- **GOAL**: Reproduce the full listing below unchanged, apart from the pictures.
══ DATASET EXTRACT
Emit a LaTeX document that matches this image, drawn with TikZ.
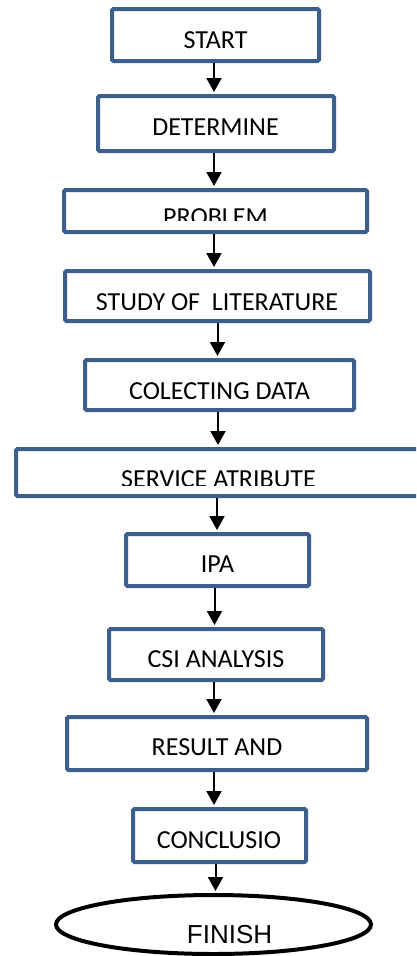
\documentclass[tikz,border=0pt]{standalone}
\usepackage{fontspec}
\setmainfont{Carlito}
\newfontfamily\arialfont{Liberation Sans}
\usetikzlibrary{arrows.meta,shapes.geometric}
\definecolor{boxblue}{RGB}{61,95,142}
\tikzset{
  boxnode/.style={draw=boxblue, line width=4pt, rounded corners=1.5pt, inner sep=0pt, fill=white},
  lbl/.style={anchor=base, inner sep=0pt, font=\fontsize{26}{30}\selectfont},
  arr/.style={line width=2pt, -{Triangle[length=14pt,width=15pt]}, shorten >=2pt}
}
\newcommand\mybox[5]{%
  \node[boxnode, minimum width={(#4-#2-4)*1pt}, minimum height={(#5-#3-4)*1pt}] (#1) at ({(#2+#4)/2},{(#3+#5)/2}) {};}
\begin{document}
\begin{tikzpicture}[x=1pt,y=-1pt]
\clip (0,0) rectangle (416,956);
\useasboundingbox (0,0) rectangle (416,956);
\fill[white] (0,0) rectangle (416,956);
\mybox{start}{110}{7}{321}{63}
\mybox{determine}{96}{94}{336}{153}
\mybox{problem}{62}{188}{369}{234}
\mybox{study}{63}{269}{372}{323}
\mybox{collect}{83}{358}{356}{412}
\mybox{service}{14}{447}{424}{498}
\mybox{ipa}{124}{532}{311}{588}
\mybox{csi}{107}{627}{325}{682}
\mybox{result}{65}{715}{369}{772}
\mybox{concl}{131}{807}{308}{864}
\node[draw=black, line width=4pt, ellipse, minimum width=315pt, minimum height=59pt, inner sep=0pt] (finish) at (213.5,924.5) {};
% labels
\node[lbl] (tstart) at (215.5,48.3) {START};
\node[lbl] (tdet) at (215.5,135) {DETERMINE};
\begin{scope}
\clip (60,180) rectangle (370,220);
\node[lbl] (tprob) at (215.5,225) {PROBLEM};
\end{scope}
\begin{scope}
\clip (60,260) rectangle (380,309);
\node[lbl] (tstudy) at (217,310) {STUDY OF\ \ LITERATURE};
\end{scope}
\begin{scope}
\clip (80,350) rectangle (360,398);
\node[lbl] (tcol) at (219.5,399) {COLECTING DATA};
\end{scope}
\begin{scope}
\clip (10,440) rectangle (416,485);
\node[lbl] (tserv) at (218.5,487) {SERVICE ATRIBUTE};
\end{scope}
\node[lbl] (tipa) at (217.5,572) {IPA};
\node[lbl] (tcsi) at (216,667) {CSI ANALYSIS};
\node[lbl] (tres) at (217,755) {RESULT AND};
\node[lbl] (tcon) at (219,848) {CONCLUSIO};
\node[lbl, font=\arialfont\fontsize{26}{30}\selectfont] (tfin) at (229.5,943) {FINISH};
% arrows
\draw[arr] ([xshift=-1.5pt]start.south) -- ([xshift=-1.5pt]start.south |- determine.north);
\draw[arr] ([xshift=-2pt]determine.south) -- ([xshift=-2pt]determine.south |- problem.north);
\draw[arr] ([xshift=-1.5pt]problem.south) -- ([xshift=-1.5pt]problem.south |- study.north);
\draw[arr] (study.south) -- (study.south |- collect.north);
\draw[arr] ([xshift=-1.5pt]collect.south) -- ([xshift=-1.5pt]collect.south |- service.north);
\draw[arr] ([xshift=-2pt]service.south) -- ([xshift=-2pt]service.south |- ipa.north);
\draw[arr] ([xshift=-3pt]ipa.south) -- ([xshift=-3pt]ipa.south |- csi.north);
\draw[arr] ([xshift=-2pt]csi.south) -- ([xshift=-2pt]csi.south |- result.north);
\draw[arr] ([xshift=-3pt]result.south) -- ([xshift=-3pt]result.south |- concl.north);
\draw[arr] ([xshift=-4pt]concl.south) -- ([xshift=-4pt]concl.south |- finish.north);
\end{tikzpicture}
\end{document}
════
- **RESPONSE TO THIS EXERCISE**:
Emit a LaTeX document that matches this image, drawn with TikZ.
\documentclass[tikz,border=0pt]{standalone}
\usepackage{fontspec}
\setmainfont{Carlito}
\newfontfamily\arialfont{Liberation Sans}
\usetikzlibrary{arrows.meta,shapes.geometric}
\definecolor{boxblue}{RGB}{61,95,142}
\tikzset{
  boxnode/.style={draw=boxblue, line width=4pt, rounded corners=1.5pt, inner sep=0pt, fill=white},
  lbl/.style={anchor=base, inner sep=0pt, font=\fontsize{26}{30}\selectfont},
  arr/.style={line width=2pt, -{Triangle[length=14pt,width=15pt]}, shorten >=2pt}
}
\newcommand\mybox[5]{%
  \node[boxnode, minimum width={(#4-#2-4)*1pt}, minimum height={(#5-#3-4)*1pt}] (#1) at ({(#2+#4)/2},{(#3+#5)/2}) {};}
\begin{document}
\begin{tikzpicture}[x=1pt,y=-1pt]
\clip (0,0) rectangle (416,956);
\useasboundingbox (0,0) rectangle (416,956);
\fill[white] (0,0) rectangle (416,956);
\mybox{start}{110}{7}{321}{63}
\mybox{determine}{96}{94}{336}{153}
\mybox{problem}{62}{188}{369}{234}
\mybox{study}{63}{269}{372}{323}
\mybox{collect}{83}{358}{356}{412}
\mybox{service}{14}{447}{424}{498}
\mybox{ipa}{124}{532}{311}{588}
\mybox{csi}{107}{627}{325}{682}
\mybox{result}{65}{715}{369}{772}
\mybox{concl}{131}{807}{308}{864}
\node[draw=black, line width=4pt, ellipse, minimum width=315pt, minimum height=59pt, inner sep=0pt] (finish) at (213.5,924.5) {};
% labels
\node[lbl] (tstart) at (215.5,48.3) {START};
\node[lbl] (tdet) at (215.5,135) {DETERMINE};
\begin{scope}
\clip (60,180) rectangle (370,220);
\node[lbl] (tprob) at (215.5,225) {PROBLEM};
\end{scope}
\begin{scope}
\clip (60,260) rectangle (380,309);
\node[lbl] (tstudy) at (217,310) {STUDY OF\ \ LITERATURE};
\end{scope}
\begin{scope}
\clip (80,350) rectangle (360,398);
\node[lbl] (tcol) at (219.5,399) {COLECTING DATA};
\end{scope}
\begin{scope}
\clip (10,440) rectangle (416,485);
\node[lbl] (tserv) at (218.5,487) {SERVICE ATRIBUTE};
\end{scope}
\node[lbl] (tipa) at (217.5,572) {IPA};
\node[lbl] (tcsi) at (216,667) {CSI ANALYSIS};
\node[lbl] (tres) at (217,755) {RESULT AND};
\node[lbl] (tcon) at (219,848) {CONCLUSIO};
\node[lbl, font=\arialfont\fontsize{26}{30}\selectfont] (tfin) at (229.5,943) {FINISH};
% arrows
\draw[arr] ([xshift=-1.5pt]start.south) -- ([xshift=-1.5pt]start.south |- determine.north);
\draw[arr] ([xshift=-2pt]determine.south) -- ([xshift=-2pt]determine.south |- problem.north);
\draw[arr] ([xshift=-1.5pt]problem.south) -- ([xshift=-1.5pt]problem.south |- study.north);
\draw[arr] (study.south) -- (study.south |- collect.north);
\draw[arr] ([xshift=-1.5pt]collect.south) -- ([xshift=-1.5pt]collect.south |- service.north);
\draw[arr] ([xshift=-2pt]service.south) -- ([xshift=-2pt]service.south |- ipa.north);
\draw[arr] ([xshift=-3pt]ipa.south) -- ([xshift=-3pt]ipa.south |- csi.north);
\draw[arr] ([xshift=-2pt]csi.south) -- ([xshift=-2pt]csi.south |- result.north);
\draw[arr] ([xshift=-3pt]result.south) -- ([xshift=-3pt]result.south |- concl.north);
\draw[arr] ([xshift=-4pt]concl.south) -- ([xshift=-4pt]concl.south |- finish.north);
\end{tikzpicture}
\end{document}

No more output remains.